Black Mesa Water Coalition had appealed the water permit issued to Peabody Western Coal Co. on grounds that it violated the Clean Water Act, National Environmental Policy Act, and Endangered Species Act, and that it “failed to adequately analyze the environmental impacts of leaky waste ponds and failed to provide local residents with adequate opportunities for public participation,” according to a press release.
The EPA’s Southwest Regional office said by phone that the permit in question was a stormwater permit entering a routine five-year renewal period and was not flawed, but that the agency had decided to hold two additional public hearings on Navajo and Hopi tribal lands to accommodate further public comment.
The permit governs rain and snow runoff from mining areas that flows through washes into treatment ponds and “there is an issue with seeps” onto the surrounding land, an EPA spokesman said, asserting that the runoff does not contain toxic mine waste or other major pollutants.
Under an expanded permit issued a year ago by the Office of Surface Mining, Peabody could mine nearly 6,000 acres of remaining coal on Navajo and Hopi lands at Black Mesa, site of a massive strip mine that currently supplies the Navajo Generating Station near Page, Ariz.
The OSM permit extension, contested fiercely by opponents from various sectors, also involved water issues but is not directly related to the current controversy, according to EPA.
Opponents to the stormwater permit, however, disagree that it does not involve major pollutants and instead contend that it is polluting the region’s natural water system, where “the Black Mesa Mine Complex has a history of controversy stemming from concerns about air and water pollution, impacts to local people, the drying of aquifers and springs and coal pollution’s contribution to global warming,” according to the coalition press release.
Stormwater runoff and pond seeps “including selenium, nitrates, and other heavy metals and toxic pollutants from coal mining operations at the Black Mesa Complex are threatening washes, tributaries, groundwater and the drinking water for local communities but are not being regulated,” it states.
“EPA is to be commended for doing the right thing in this instance and withdrawing the inadequate water permit for Black Mesa,” said Wahleah Johns, co-chair of the Black Mesa Water Coalition. “Our community was shut out of the permitting process and our requests for public hearings on the permit denied.
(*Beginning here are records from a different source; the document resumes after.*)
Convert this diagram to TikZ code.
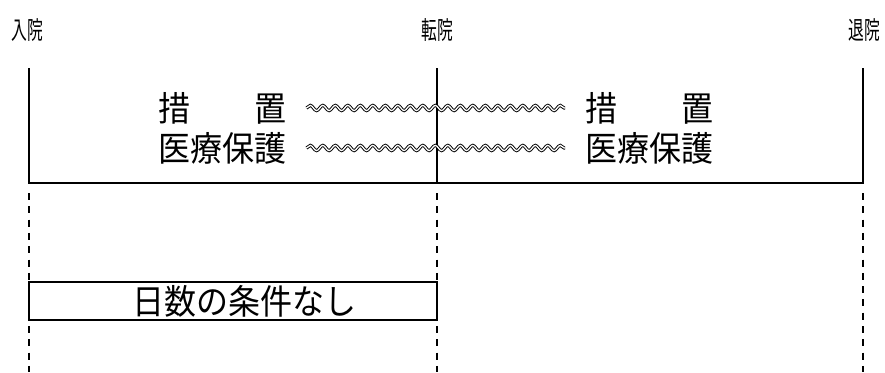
\documentclass[tikz,border=0pt]{standalone}
\usepackage{fontspec}
\newfontfamily\jp{Noto Sans CJK JP}
\usetikzlibrary{decorations.pathmorphing}
\begin{document}
\begin{tikzpicture}[x=1pt,y=-1pt,
  frame/.style={line width=1.8pt},
  midline/.style={line width=1.4pt},
  dashline/.style={line width=1.4pt,dash pattern=on 7pt off 6.3pt},
  wave/.style={decorate,decoration={snake,segment length=12.5pt,amplitude=2.6pt},
    double,double distance=1.3pt,line width=0.95pt},
  big/.style={inner sep=0pt,font=\jp\fontsize{32}{32}\selectfont},
  small/.style={inner sep=0pt,font=\jp\fontsize{25}{25}\selectfont}
]
\useasboundingbox (0,0) rectangle (885,372);
% top labels
\node[small] (nyu) at (27.5,30) {\scalebox{0.63}[1]{入院}};
\node[small] (ten) at (437,30) {\scalebox{0.63}[1]{転院}};
\node[small] (tai) at (864,30) {\scalebox{0.63}[1]{退院}};
% frame
\coordinate (LT) at (29,68);
\coordinate (LB) at (29,183);
\coordinate (MT) at (437,68);
\coordinate (MB) at (437,183);
\coordinate (RT) at (863,68);
\coordinate (RB) at (863,183);
\draw[frame] (LT) -- (LB) -- (RB) -- (RT);
\draw[midline] (MT) -- (MB);
% dashed lines
\coordinate (LD1) at (29,193);
\coordinate (LD2) at (29,372);
\coordinate (MD1) at (437,193);
\coordinate (MD2) at (437,372);
\coordinate (RD1) at (863,193);
\coordinate (RD2) at (863,372);
\draw[dashline] (LD1) -- (LD2);
\draw[dashline] (MD1) -- (MD2);
\draw[dashline] (RD1) -- (RD2);
% texts
\node[big,anchor=west] (sochiL) at (158,108) {\scalebox{1}[1.08]{措　　置}};
\node[big,anchor=west] (iryoL) at (158,148) {\scalebox{1}[1.08]{医療保護}};
\node[big,anchor=west] (sochiR) at (585,108) {\scalebox{1}[1.08]{措　　置}};
\node[big,anchor=west] (iryoR) at (585,148) {\scalebox{1}[1.08]{医療保護}};
\draw[wave] ([xshift=20pt]sochiL.east) -- ([xshift=-20pt]sochiR.west);
\draw[wave] ([xshift=20pt]iryoL.east) -- ([xshift=-20pt]iryoR.west);
% box
\node[draw,line width=1.8pt,fill=white,minimum width=408pt,minimum height=38pt,inner sep=0pt] (box) at (233,301) {};
\node[big] (nissu) at (244,301) {\scalebox{1}[1.08]{日数の条件なし}};
\end{tikzpicture}
\end{document}
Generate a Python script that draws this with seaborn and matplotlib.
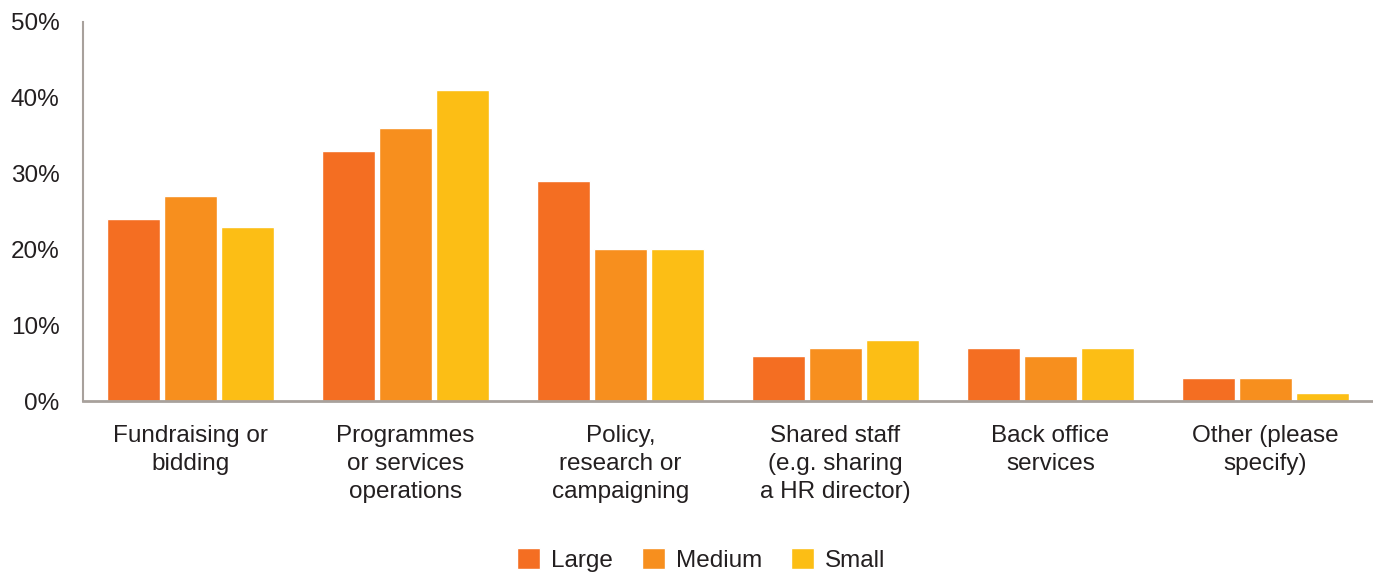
import pandas as pd
import matplotlib
matplotlib.use("Agg")
import matplotlib.pyplot as plt
import seaborn as sns
from matplotlib.ticker import FuncFormatter

# data
categories = ["Fundraising or\nbidding", "Programmes\nor services\noperations",
              "Policy,\nresearch or\ncampaigning", "Shared staff\n(e.g. sharing\na HR director)",
              "Back office\nservices", "Other (please\nspecify)"]
sizes = ["Large", "Medium", "Small"]
large = [24, 33, 29, 6, 7, 3]
medium = [27, 36, 20, 7, 6, 3]
small = [23, 41, 20, 8, 7, 1]
yticks = [0, 10, 20, 30, 40, 50]
colors = ["#F46E22", "#F78F1E", "#FCBE15"]

rows = []
for cat, l, m, s in zip(categories, large, medium, small):
    rows.append((cat, "Large", l))
    rows.append((cat, "Medium", m))
    rows.append((cat, "Small", s))
df = pd.DataFrame(rows, columns=["category", "size", "value"])

sns.set_style("white")
plt.rcParams['font.family'] = ['Liberation Sans', 'DejaVu Sans']

fig = plt.figure(figsize=(13.73, 5.73), dpi=100)
ax = fig.add_axes([83/1373, 1-401/573, 1-83/1373, (401-22)/573])

sns.barplot(data=df, x="category", y="value", hue="size", hue_order=sizes,
            palette=colors, width=0.8, gap=0.08, saturation=1, ax=ax, legend=True)

ax.set_xlim(-0.5, 5.5)
ax.set_ylim(0, 50)
ax.set_yticks(yticks)
ax.yaxis.set_major_formatter(FuncFormatter(lambda v, p: f"{int(v)}%"))
ax.set_xlabel("")
ax.set_ylabel("")
ax.tick_params(axis="both", length=0, labelsize=17.5, colors="#231F20")
ax.tick_params(axis="y", pad=17)
ax.tick_params(axis="x", pad=17)
for lab in ax.get_xticklabels():
    lab.set_linespacing(1.35)
for side in ["top", "right"]:
    ax.spines[side].set_visible(False)
ax.spines["left"].set_color("#A8A19C")
ax.spines["bottom"].set_color("#A8A19C")
ax.spines["left"].set_linewidth(1.5)
ax.spines["bottom"].set_linewidth(2)

leg = ax.legend(loc="center", bbox_to_anchor=(701/1373, 1-560/573), bbox_transform=fig.transFigure,
                ncol=3, frameon=False, fontsize=17.5, handlelength=0.95, handleheight=0.95,
                columnspacing=1.2, handletextpad=0.45)
for t in leg.get_texts():
    t.set_color("#231F20")

fig.savefig("out.png", dpi=100)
If a new permit is issued, the agency must ensure that impacted communities are meaningfully involved in environmental decision-making.”
No dates have been set for the public hearings on Navajo and Hopi lands concerning the permit renewal, but scheduling is expected within the next couple of weeks, EPA said.
The organizations objecting to the National Pollutant Discharge Elimination System permit renewal includes the Coalition, To’ Nizhoni Ani (“Beautiful Water Speaks,”) Diné CARE, Diné Hataalii Association Inc., Diné Alliance, C-Aquifer for Diné, Natural Resources Defense Council, Center for Biological Diversity and Sierra Club. NPDES permits target point-source releases such as constructed pipes or ditches.